## STATED EXERCISE
Reproduce nothing but the lines from the start of the material through the line that includes "import plotly.graph_objects as go", both ends included, and omit every picture.

## INPUT ROWS

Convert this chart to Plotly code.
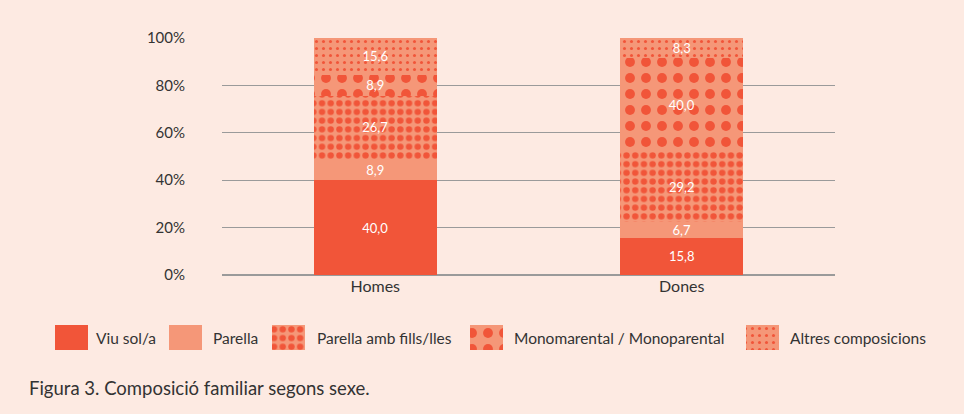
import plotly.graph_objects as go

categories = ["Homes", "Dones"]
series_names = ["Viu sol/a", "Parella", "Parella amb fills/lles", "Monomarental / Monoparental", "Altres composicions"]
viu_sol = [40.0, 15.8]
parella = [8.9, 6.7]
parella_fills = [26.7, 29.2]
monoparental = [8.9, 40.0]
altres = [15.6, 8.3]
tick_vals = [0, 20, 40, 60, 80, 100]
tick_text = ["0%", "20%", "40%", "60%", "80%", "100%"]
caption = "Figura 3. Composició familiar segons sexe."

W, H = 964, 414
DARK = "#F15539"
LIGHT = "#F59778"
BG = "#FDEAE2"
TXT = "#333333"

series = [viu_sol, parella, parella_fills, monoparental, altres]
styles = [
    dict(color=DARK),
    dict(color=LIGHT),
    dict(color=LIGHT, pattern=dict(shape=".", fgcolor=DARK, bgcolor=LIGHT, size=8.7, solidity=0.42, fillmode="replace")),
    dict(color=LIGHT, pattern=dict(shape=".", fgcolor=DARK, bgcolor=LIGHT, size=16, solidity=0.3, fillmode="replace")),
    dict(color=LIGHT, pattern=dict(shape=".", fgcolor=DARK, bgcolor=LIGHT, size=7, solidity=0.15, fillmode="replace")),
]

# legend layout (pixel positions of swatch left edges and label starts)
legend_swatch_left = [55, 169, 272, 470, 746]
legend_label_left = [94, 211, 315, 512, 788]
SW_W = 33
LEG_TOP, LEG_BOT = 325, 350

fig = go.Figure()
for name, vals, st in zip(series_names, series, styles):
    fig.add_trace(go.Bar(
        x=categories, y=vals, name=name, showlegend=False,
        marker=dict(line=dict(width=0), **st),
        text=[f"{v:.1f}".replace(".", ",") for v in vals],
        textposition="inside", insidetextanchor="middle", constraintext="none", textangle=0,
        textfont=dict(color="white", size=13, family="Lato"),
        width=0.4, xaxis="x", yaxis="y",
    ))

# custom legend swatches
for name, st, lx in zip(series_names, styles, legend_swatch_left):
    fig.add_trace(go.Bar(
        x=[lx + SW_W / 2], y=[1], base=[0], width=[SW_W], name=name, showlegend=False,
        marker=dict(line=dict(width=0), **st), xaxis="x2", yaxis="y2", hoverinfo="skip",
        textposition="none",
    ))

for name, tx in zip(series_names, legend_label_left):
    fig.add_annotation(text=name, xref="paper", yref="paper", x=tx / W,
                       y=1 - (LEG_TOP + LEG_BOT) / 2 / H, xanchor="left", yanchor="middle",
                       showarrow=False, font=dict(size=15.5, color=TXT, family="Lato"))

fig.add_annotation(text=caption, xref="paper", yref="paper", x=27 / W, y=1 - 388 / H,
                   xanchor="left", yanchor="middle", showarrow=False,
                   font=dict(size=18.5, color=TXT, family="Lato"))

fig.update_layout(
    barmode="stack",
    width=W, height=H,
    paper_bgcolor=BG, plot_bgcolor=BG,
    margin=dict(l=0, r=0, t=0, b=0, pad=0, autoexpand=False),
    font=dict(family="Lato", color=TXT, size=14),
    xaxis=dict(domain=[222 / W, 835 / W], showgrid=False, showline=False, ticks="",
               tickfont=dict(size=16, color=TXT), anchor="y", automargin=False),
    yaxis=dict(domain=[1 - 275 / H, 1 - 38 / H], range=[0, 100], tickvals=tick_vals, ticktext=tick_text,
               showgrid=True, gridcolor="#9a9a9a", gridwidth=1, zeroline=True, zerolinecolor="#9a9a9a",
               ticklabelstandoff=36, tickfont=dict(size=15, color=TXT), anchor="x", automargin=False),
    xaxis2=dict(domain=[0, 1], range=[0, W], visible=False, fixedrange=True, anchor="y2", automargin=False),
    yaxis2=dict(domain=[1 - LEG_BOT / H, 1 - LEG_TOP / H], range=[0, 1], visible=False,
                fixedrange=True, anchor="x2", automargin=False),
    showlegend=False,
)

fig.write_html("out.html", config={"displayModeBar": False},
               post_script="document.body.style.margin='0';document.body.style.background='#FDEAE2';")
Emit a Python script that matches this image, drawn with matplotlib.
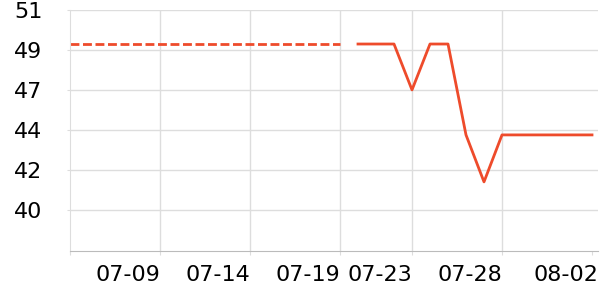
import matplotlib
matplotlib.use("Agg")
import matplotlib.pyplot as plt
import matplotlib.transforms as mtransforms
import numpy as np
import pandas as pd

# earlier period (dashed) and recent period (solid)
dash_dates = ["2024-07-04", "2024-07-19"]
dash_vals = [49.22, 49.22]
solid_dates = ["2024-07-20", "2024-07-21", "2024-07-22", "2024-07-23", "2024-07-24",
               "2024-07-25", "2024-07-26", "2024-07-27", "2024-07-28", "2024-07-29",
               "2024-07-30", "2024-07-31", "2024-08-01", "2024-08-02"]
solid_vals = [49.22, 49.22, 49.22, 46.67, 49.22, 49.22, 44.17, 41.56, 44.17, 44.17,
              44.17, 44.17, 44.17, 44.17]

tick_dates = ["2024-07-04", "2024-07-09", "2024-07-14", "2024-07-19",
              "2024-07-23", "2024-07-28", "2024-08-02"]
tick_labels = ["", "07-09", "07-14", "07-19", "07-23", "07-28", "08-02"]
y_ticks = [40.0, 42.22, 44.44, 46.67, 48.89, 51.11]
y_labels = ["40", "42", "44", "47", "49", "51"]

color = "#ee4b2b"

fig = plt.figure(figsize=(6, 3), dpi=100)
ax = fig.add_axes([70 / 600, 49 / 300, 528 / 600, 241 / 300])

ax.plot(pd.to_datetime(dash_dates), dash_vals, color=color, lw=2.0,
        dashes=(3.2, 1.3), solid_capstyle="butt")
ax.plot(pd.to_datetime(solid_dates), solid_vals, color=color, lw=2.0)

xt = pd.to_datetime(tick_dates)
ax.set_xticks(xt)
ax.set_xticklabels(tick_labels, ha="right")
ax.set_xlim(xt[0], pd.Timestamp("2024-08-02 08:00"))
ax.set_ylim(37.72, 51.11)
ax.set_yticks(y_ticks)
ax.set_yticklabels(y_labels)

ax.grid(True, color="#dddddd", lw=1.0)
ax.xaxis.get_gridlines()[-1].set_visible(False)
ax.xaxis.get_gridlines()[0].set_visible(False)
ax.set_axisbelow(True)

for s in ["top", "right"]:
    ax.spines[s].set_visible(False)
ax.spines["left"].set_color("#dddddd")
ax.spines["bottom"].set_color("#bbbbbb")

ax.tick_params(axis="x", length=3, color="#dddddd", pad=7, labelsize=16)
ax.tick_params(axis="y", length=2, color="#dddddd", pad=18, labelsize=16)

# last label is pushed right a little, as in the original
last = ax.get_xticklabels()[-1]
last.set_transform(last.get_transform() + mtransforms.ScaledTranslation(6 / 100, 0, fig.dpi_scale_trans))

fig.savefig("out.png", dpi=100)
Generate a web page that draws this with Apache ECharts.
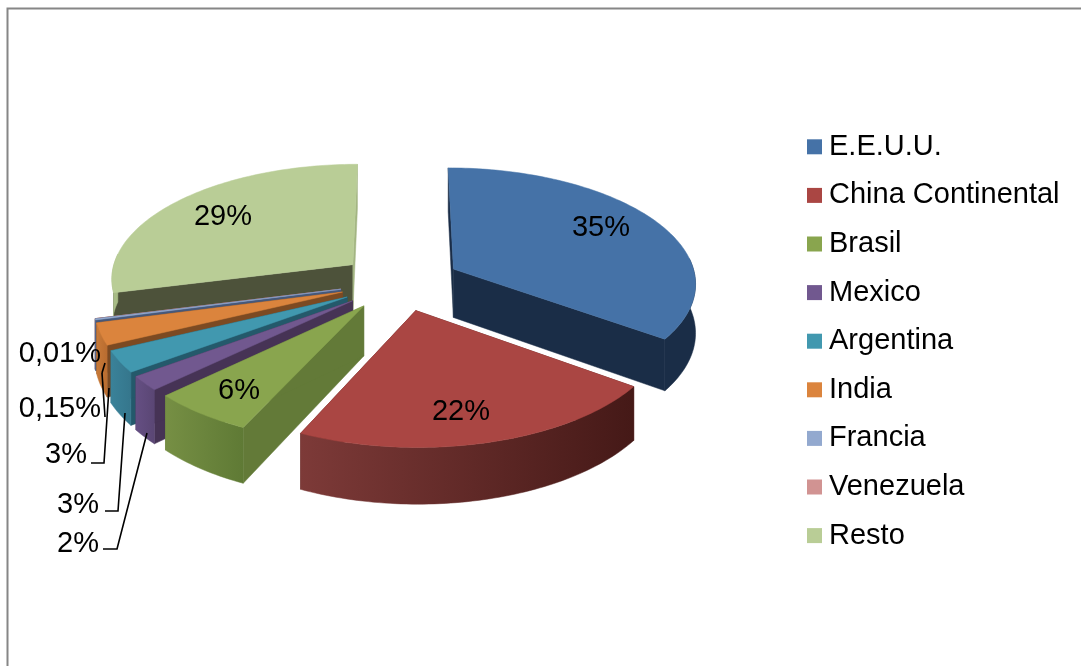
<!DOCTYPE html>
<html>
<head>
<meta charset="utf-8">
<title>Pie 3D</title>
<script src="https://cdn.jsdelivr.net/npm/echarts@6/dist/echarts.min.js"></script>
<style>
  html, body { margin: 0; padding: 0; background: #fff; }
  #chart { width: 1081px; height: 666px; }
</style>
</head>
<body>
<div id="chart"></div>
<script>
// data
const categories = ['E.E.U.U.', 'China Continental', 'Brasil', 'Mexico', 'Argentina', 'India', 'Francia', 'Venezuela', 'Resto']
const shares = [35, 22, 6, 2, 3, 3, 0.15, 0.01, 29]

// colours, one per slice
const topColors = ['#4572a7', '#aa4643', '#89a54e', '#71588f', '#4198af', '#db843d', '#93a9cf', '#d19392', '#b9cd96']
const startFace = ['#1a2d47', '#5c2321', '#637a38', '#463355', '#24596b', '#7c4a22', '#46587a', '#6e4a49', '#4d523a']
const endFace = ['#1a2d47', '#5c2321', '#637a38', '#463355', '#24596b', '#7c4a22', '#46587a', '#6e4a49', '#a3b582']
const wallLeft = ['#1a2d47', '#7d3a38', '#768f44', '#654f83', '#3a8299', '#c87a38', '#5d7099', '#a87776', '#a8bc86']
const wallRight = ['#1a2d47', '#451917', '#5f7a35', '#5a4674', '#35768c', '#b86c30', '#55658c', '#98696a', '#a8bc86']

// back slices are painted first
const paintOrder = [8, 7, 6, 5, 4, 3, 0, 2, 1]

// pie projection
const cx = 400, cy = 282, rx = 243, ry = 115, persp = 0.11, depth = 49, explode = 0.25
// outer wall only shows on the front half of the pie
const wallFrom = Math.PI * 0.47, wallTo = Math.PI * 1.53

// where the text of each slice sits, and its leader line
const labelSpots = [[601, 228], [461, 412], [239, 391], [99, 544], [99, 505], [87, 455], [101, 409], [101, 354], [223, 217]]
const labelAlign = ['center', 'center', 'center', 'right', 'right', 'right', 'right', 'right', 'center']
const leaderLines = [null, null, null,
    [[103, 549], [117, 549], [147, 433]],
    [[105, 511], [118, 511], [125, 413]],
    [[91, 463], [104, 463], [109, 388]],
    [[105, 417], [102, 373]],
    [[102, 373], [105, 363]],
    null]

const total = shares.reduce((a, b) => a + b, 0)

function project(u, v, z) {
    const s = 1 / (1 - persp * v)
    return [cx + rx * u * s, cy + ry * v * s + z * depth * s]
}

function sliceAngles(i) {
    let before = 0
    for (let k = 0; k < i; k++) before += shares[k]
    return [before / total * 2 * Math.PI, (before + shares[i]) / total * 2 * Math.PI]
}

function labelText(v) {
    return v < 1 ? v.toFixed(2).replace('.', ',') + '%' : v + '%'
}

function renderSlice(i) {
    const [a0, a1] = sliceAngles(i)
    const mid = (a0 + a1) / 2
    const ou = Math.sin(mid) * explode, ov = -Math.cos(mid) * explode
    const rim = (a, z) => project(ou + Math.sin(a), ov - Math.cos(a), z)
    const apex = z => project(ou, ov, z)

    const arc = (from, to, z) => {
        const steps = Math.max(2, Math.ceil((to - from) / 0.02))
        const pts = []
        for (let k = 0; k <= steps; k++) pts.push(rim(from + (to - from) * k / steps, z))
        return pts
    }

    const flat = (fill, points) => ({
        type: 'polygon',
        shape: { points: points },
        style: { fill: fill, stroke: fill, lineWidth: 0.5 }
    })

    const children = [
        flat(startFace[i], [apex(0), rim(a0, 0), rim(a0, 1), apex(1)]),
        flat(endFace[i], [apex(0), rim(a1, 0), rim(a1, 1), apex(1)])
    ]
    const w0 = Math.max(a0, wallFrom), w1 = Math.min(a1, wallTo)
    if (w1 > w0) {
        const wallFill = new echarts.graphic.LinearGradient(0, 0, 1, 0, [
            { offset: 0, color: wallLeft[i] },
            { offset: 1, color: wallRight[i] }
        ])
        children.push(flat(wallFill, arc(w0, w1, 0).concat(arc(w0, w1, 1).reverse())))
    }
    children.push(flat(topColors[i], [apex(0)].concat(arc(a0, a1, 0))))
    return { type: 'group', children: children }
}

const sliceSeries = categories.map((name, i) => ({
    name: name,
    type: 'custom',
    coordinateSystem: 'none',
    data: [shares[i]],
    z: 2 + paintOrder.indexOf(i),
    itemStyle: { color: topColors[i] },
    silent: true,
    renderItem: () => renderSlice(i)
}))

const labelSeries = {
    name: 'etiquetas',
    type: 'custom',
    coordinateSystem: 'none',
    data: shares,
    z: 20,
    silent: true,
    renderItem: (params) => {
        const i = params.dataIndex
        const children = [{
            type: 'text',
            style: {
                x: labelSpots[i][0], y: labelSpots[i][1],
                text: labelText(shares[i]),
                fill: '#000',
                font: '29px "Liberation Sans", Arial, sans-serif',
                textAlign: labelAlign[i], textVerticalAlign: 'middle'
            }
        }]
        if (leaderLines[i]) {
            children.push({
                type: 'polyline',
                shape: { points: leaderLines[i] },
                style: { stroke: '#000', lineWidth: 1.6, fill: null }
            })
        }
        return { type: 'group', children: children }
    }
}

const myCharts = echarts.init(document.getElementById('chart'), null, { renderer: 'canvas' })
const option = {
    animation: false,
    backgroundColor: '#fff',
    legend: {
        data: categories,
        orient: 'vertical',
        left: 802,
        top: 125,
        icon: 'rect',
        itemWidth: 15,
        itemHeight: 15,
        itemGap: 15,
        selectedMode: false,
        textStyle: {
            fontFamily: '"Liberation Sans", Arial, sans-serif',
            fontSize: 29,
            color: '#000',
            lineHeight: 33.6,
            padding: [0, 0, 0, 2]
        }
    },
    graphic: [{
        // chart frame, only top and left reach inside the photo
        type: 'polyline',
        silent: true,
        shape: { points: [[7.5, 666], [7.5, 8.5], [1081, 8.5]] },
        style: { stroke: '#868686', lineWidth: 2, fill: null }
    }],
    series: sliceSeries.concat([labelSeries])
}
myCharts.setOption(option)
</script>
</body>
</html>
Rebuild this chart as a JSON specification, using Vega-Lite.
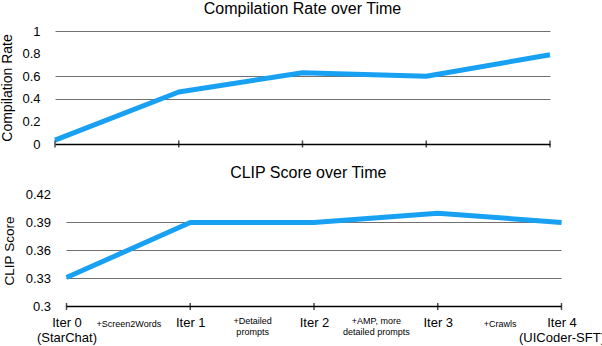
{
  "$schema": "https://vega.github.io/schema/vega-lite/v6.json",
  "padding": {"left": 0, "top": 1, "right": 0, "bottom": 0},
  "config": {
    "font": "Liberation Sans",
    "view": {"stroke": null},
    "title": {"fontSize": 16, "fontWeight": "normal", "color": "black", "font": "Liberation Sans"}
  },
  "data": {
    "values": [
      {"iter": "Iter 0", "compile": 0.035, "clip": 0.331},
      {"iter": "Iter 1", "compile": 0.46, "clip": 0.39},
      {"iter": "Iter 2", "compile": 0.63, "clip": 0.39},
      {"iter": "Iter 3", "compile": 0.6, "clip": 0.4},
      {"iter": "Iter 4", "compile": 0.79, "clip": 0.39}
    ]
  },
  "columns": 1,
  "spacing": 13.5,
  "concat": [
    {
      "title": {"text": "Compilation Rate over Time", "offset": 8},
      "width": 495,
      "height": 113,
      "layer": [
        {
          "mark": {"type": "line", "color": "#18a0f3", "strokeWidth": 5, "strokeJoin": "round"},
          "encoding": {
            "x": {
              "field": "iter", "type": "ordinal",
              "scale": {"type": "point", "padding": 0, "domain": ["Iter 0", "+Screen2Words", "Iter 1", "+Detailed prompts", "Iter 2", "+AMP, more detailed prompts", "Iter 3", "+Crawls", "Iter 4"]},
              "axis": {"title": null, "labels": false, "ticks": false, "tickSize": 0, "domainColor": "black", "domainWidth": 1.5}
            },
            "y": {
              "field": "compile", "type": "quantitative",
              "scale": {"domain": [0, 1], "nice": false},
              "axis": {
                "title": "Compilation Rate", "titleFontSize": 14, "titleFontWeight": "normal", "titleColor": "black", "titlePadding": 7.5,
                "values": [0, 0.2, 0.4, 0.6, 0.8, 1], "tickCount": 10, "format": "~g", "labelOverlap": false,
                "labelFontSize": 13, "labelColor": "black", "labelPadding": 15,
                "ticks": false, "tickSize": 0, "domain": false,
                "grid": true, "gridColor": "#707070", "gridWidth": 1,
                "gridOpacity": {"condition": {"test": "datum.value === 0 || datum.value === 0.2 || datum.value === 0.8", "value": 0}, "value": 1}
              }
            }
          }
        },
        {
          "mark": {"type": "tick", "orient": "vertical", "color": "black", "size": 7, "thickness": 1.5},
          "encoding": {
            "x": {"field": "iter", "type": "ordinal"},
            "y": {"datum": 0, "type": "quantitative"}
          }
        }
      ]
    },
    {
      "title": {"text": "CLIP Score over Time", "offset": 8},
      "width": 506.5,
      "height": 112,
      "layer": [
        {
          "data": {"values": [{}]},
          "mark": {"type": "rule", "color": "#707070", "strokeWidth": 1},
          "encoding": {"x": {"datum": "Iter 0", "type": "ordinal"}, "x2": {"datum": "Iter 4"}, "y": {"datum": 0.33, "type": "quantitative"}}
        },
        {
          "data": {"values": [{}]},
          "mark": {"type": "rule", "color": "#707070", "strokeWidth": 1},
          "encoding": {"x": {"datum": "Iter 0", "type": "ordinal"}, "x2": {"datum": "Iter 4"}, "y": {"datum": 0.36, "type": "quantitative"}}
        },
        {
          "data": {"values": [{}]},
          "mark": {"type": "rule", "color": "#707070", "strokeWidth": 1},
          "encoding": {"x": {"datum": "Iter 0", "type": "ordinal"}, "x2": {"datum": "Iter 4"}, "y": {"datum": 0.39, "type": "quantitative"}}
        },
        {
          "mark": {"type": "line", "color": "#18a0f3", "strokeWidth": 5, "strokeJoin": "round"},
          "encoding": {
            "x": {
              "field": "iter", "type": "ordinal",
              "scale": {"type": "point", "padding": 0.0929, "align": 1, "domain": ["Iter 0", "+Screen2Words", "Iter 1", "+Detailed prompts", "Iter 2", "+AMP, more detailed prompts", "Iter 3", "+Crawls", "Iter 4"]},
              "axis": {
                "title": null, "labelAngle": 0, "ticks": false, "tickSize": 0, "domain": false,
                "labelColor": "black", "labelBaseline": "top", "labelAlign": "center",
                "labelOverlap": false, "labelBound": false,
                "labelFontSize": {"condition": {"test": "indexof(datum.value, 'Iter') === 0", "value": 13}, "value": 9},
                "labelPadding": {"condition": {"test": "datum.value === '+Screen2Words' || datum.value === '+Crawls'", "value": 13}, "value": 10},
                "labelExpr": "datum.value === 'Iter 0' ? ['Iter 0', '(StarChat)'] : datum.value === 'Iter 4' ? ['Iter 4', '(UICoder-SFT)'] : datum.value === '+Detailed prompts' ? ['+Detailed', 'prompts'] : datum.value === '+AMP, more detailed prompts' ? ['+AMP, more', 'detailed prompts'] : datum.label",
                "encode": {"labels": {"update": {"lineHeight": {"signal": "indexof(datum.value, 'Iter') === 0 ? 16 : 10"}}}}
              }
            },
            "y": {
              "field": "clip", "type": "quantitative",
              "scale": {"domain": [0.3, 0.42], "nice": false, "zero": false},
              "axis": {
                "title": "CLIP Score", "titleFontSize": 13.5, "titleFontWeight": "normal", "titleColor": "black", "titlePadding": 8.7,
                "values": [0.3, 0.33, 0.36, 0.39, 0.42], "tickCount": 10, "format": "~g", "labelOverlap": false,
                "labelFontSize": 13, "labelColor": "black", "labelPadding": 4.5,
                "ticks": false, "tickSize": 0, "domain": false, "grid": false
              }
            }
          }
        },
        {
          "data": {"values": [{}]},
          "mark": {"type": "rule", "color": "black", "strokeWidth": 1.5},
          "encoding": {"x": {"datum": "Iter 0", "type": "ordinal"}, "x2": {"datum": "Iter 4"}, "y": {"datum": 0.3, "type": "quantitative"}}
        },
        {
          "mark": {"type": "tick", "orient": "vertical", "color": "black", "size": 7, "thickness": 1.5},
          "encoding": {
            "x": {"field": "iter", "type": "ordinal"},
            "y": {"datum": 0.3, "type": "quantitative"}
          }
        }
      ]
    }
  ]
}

## EXERCISE ANSWER
Convert this chart to Plotly code.
import plotly.graph_objects as go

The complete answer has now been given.